- [Entries supplied]
# # #

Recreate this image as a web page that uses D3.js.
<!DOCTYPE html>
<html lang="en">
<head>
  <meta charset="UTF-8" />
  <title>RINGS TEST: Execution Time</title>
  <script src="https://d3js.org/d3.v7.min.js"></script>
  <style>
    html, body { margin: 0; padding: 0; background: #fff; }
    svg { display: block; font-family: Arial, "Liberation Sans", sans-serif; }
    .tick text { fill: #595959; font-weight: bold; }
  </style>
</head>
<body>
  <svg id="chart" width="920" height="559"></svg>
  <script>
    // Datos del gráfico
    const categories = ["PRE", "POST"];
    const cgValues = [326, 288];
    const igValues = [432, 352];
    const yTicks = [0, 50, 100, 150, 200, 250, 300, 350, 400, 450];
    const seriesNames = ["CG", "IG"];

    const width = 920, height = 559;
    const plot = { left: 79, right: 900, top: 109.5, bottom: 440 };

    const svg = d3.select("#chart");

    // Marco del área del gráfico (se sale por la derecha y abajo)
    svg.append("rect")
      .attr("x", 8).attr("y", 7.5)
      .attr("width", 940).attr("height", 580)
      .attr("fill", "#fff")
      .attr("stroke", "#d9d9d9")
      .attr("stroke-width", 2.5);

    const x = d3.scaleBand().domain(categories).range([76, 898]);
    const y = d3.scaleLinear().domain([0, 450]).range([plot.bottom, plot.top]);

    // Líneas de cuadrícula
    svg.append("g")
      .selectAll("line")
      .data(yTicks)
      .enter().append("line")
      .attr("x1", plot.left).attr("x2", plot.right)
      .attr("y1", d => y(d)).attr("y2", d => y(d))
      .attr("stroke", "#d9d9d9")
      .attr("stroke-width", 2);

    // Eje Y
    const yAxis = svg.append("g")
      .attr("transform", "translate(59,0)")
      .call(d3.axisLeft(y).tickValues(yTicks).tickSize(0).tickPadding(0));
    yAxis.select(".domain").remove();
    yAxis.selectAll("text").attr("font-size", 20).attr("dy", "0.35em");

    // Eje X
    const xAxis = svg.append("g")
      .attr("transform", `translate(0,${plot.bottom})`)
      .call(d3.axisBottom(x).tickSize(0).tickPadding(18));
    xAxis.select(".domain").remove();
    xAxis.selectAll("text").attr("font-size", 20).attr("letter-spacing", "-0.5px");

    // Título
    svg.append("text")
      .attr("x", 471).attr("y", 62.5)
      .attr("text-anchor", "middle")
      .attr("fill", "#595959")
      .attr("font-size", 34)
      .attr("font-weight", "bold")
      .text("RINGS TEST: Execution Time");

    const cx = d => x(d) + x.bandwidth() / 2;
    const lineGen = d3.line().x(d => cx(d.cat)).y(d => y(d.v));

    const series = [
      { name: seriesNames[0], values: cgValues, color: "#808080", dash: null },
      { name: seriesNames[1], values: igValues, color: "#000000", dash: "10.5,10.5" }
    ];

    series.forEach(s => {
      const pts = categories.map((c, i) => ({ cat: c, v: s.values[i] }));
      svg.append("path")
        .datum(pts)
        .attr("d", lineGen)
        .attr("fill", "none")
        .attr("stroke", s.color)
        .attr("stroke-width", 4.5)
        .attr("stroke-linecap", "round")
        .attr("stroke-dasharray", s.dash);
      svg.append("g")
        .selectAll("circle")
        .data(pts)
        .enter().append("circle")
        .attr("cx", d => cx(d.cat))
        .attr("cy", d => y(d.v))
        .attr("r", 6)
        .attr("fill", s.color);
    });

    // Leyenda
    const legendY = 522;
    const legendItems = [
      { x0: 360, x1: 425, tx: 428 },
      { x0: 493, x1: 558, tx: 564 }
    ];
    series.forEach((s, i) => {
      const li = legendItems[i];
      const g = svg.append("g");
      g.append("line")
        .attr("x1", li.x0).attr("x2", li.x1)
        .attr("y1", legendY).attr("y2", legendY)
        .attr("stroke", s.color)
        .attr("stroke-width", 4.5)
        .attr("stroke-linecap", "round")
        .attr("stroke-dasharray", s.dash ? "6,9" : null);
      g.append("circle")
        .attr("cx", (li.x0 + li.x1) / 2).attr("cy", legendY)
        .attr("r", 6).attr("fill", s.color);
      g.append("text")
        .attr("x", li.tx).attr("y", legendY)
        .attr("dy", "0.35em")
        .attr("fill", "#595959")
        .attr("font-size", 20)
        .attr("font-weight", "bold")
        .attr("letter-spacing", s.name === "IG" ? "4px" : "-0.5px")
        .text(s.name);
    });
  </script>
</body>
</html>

# # #

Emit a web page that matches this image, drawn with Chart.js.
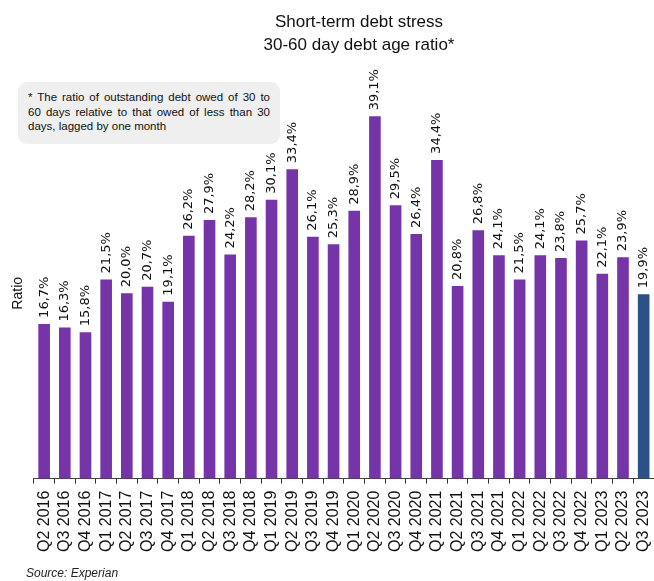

# # #

- [Exercise goal] Tally up the lines holding the string "page" in this listing, and report the total alone.

- [Correct answer] 2